Federal Reserve Raises Interest Rates
Wednesday the Federal Reserve announced it would raise the target interest rate range for federal funds to 2.25% to 2.5%. This 25 basis point increase is the 9th highest interest rate increase since the financial crisis, according to Yahoo Finance.
The new rate is effective Dec. 20, 2018.
“The Board of Governors of the Federal Reserve System voted unanimously to raise the interest rate pain on required and excess reserve balances to 2.40%,” the statement explains. “Setting the interest rate pain on required and excess reserve balances 10 basis points below the top of the target range for federal funds rate is intended to foster trading in the federal funds market at rates well within the Federal Open Market Committee’s target range.”

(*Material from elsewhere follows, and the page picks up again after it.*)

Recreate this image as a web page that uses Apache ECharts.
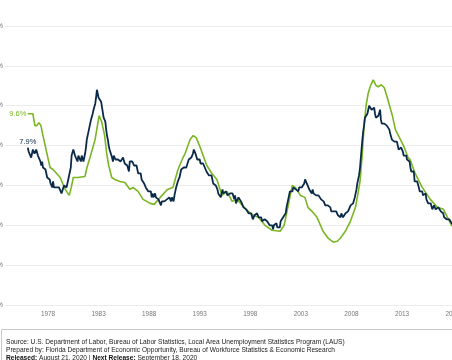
<!DOCTYPE html>
<html>
<head>
<meta charset="utf-8">
<script src="https://cdn.jsdelivr.net/npm/echarts@6/dist/echarts.min.js"></script>
<style>
html,body{margin:0;padding:0;overflow:hidden;background:#fff;}
#c{width:520px;height:360px;}
</style>
</head>
<body>
<div id="c"></div>
<script>
// Tick labels (years) and y ticks
var yearTicks = [1978, 1983, 1988, 1993, 1998, 2003, 2008, 2013, 2018];
// U.S. monthly unemployment rate, starting January 1976
var usStart = 1976;
var usRates = [
7.9,7.7,7.6,7.7,7.4,7.6,7.8,7.8,7.6,7.7,7.8,7.8,
7.5,7.6,7.4,7.2,7.0,7.2,6.9,7.0,6.8,6.8,6.8,6.4,
6.4,6.3,6.3,6.1,6.0,5.9,6.2,5.9,6.0,5.8,5.9,6.0,
5.9,5.9,5.8,5.8,5.6,5.7,5.7,6.0,5.9,6.0,5.9,6.0,
6.3,6.3,6.3,6.9,7.5,7.6,7.8,7.7,7.5,7.5,7.5,7.2,
7.5,7.4,7.4,7.2,7.5,7.5,7.2,7.4,7.6,7.9,8.3,8.5,
8.6,8.9,9.0,9.3,9.4,9.6,9.8,9.8,10.1,10.4,10.8,10.8,
10.4,10.4,10.3,10.2,10.1,10.1,9.4,9.5,9.2,8.8,8.5,8.3,
8.0,7.8,7.8,7.7,7.4,7.2,7.5,7.5,7.3,7.4,7.2,7.3,
7.3,7.2,7.2,7.3,7.2,7.4,7.4,7.1,7.1,7.1,7.0,7.0,
6.7,7.2,7.2,7.1,7.2,7.2,7.0,6.9,7.0,7.0,6.9,6.6,
6.6,6.6,6.6,6.3,6.3,6.2,6.1,6.0,5.9,6.0,5.8,5.7,
5.7,5.7,5.7,5.4,5.6,5.4,5.4,5.6,5.4,5.4,5.3,5.3,
5.4,5.2,5.0,5.2,5.2,5.3,5.2,5.2,5.3,5.3,5.4,5.4,
5.4,5.3,5.2,5.4,5.4,5.2,5.5,5.7,5.9,5.9,6.2,6.3,
6.4,6.6,6.8,6.7,6.9,6.9,6.8,6.9,6.9,7.0,7.0,7.3,
7.3,7.4,7.4,7.4,7.6,7.8,7.7,7.6,7.6,7.3,7.4,7.4,
7.3,7.1,7.0,7.1,7.1,7.0,6.9,6.8,6.7,6.8,6.6,6.5,
6.6,6.6,6.5,6.4,6.1,6.1,6.1,6.0,5.9,5.8,5.6,5.5,
5.6,5.4,5.4,5.8,5.6,5.6,5.7,5.7,5.6,5.5,5.6,5.6,
5.6,5.5,5.5,5.6,5.6,5.3,5.5,5.1,5.2,5.2,5.4,5.4,
5.3,5.2,5.2,5.1,4.9,5.0,4.9,4.8,4.9,4.7,4.6,4.7,
4.6,4.6,4.7,4.3,4.4,4.5,4.5,4.5,4.6,4.5,4.4,4.4,
4.3,4.4,4.2,4.3,4.2,4.3,4.3,4.2,4.2,4.1,4.1,4.0,
4.0,4.1,4.0,3.8,4.0,4.0,4.0,4.1,3.9,3.9,3.9,3.9,
4.2,4.2,4.3,4.4,4.3,4.5,4.6,4.9,5.0,5.3,5.5,5.7,
5.7,5.7,5.7,5.9,5.8,5.8,5.8,5.7,5.7,5.7,5.9,6.0,
5.8,5.9,5.9,6.0,6.1,6.3,6.2,6.1,6.1,6.0,5.8,5.7,
5.7,5.6,5.8,5.6,5.6,5.6,5.5,5.4,5.4,5.5,5.4,5.4,
5.3,5.4,5.2,5.2,5.1,5.0,5.0,4.9,5.0,5.0,5.0,4.9,
4.7,4.8,4.7,4.7,4.6,4.6,4.7,4.7,4.5,4.4,4.5,4.4,
4.6,4.5,4.4,4.5,4.4,4.6,4.7,4.6,4.7,4.7,4.7,5.0,
5.0,4.9,5.1,5.0,5.4,5.6,5.8,6.1,6.1,6.5,6.8,7.3,
7.8,8.3,8.7,9.0,9.4,9.5,9.5,9.6,9.8,10.0,9.9,9.9,
9.8,9.8,9.9,9.9,9.6,9.4,9.4,9.5,9.5,9.4,9.8,9.3,
9.1,9.0,9.0,9.1,9.0,9.1,9.0,9.0,9.0,8.8,8.6,8.5,
8.3,8.3,8.2,8.2,8.2,8.2,8.2,8.0,7.8,7.8,7.7,7.9,
8.0,7.7,7.5,7.6,7.5,7.5,7.3,7.2,7.2,7.2,6.9,6.7,
6.6,6.7,6.7,6.2,6.3,6.1,6.2,6.1,5.9,5.7,5.8,5.6,
5.7,5.5,5.4,5.4,5.6,5.3,5.2,5.1,5.0,5.0,5.1,5.0,
4.8,4.9,5.0,5.1,4.8,4.9,4.8,4.9,5.0,4.9,4.7,4.7,
4.7,4.6,4.4,4.4,4.4,4.3,4.3,4.4,4.3,4.2,4.2,4.1,
4.0,4.1,4.0,4.0,3.8,4.0,3.8,3.8,3.7,3.8,3.8,3.9
];
// Florida rate (decimal year, percent)
var flYears = [1976.0,1976.5,1976.7,1976.9,1977.1,1977.3,1977.5,1977.85,1978.2,1978.5,1978.85,1979.2,1979.7,1980.1,1980.3,1980.5,1980.95,1981.65,1981.85,1982.15,1982.65,1983.05,1983.3,1983.6,1983.8,1984.0,1984.3,1984.6,1985.1,1985.6,1986.1,1986.4,1986.9,1987.4,1988.1,1988.5,1989.1,1989.8,1990.35,1990.85,1991.35,1991.55,1992.05,1992.35,1992.65,1993.05,1993.7,1994.2,1994.7,1995.2,1995.7,1996.2,1996.7,1997.2,1997.8,1998.3,1998.8,1999.45,2000.15,2000.95,2001.35,2001.75,2002.15,2002.45,2002.95,2003.4,2003.7,2004.1,2004.6,2005.2,2005.7,2006.2,2006.6,2006.9,2007.4,2007.9,2008.4,2008.65,2008.85,2009.05,2009.25,2009.45,2009.65,2009.85,2010.15,2010.45,2010.65,2010.95,2011.25,2011.55,2012.05,2012.35,2012.85,2013.15,2013.6,2013.8,2014.3,2015.0,2015.8,2016.5,2017.1,2017.5,2017.9,2018.3];
var flRates = [9.6,9.6,9.0,9.0,9.15,9.0,8.5,7.7,6.9,6.8,6.6,6.4,5.8,5.5,5.9,6.4,6.4,6.45,6.9,7.4,8.3,9.5,9.2,8.5,7.6,7.0,6.4,6.3,6.2,6.15,5.8,5.9,5.7,5.3,5.1,5.05,5.4,5.8,5.9,6.8,7.4,7.6,8.3,8.5,8.4,7.9,7.0,6.6,6.3,5.5,5.7,5.2,5.3,5.0,4.7,4.5,4.4,4.0,3.75,3.7,4.0,5.0,6.0,5.9,5.5,5.4,4.9,4.7,4.4,3.7,3.35,3.15,3.2,3.35,3.7,4.2,4.9,5.6,6.2,7.4,9.0,10.0,10.6,10.95,11.3,11.0,10.95,11.05,10.9,10.4,9.5,8.8,8.3,8.0,7.4,7.3,6.6,5.9,5.3,4.9,4.8,4.4,4.0,3.8];

var NAVY = '#0b2a4a', GREEN = '#7ab623';
var FONT = '"Liberation Sans", Arial, sans-serif';

var usData = usRates.map(function (v, i) { return [usStart + i / 12, v]; });
var flData = flYears.map(function (y, i) { return [y, flRates[i]]; });

function firstLabel(pairs, color, pos) {
  return {
    symbol: 'circle', symbolSize: 1, silent: true,
    itemStyle: {color: 'rgba(0,0,0,0)'},
    label: {show: true, position: pos, distance: 1, color: color,
      fontFamily: FONT, fontSize: 7.5,
      formatter: function (d) { return Number(d.value).toFixed(1) + '%'; }},
    data: [{coord: pairs[0], value: pairs[0][1]}]
  };
}

var chart = echarts.init(document.getElementById('c'), null, {renderer: 'canvas'});
chart.setOption({
  animation: false,
  grid: {left: 5, right: 27, top: 26, bottom: 55, containLabel: false, outerBoundsMode: 'none'},
  xAxis: {
    type: 'value', min: 1973.745, max: 2022,
    axisLine: {show: false}, axisTick: {show: false}, splitLine: {show: false},
    axisLabel: {customValues: yearTicks, color: '#777', fontFamily: FONT, fontSize: 6.4, margin: 6,
      hideOverlap: false,
      formatter: function (v) { return String(Math.round(v)); }}
  },
  yAxis: {
    type: 'value', min: 0, max: 14, interval: 2,
    axisLine: {show: false}, axisTick: {show: false},
    splitLine: {lineStyle: {color: '#ececec', width: 1}},
    axisLabel: {color: '#777', fontFamily: FONT, fontSize: 6.4, margin: 2, align: 'right',
      formatter: '{value}%'}
  },
  series: [
    {type: 'line', name: 'Florida', data: flData,
      symbol: 'none', lineStyle: {color: GREEN, width: 1.6}, itemStyle: {color: GREEN}, z: 2,
      markPoint: firstLabel(flData, GREEN, 'left')},
    {type: 'line', name: 'United States', data: usData,
      symbol: 'none', lineStyle: {color: NAVY, width: 1.8}, itemStyle: {color: NAVY}, z: 3,
      markPoint: firstLabel(usData, NAVY, 'top')}
  ],
  graphic: [
    {type: 'rect', shape: {x: 1.5, y: 329.5, width: 600, height: 60},
      style: {fill: '#fff', stroke: '#c8c8c8', lineWidth: 1}},
    {type: 'text', x: 6, y: 342, style: {text: 'Source: U.S. Department of Labor, Bureau of Labor Statistics, Local Area Unemployment Statistics Program (LAUS)',
      font: '6.6px ' + FONT, fill: '#222', verticalAlign: 'middle'}},
    {type: 'text', x: 6, y: 350, style: {text: 'Prepared by: Florida Department of Economic Opportunity, Bureau of Workforce Statistics & Economic Research',
      font: '6.6px ' + FONT, fill: '#222', verticalAlign: 'middle'}},
    {type: 'text', x: 6, y: 358, style: {text: '{b|Released:} August 21, 2020 | {b|Next Release:} September 18, 2020',
      font: '6.6px ' + FONT, fill: '#222', verticalAlign: 'middle',
      rich: {b: {fontWeight: 'bold', fontSize: 6.6, fontFamily: FONT, fill: '#111'}}}}
  ]
});
</script>
</body>
</html>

In related news the board approved a .25% point increase in the primary credit rate to 3.00%, also effective Dec. 20, 2018.
The Federal Reserve noted the labor market and household spending remains strong. However, growth of business fixed investment has moderated from its earlier rapid growth. On a 12-month basis inflation overall and inflation for non-food or energy items remains near 2%. The Fed doesn’t expect longer-term inflation to change much.
The rate increase came over the objections of President Donald Trump who, in a tweet, urged the Fed to “Feel the market, don’t just go by meaningless numbers.”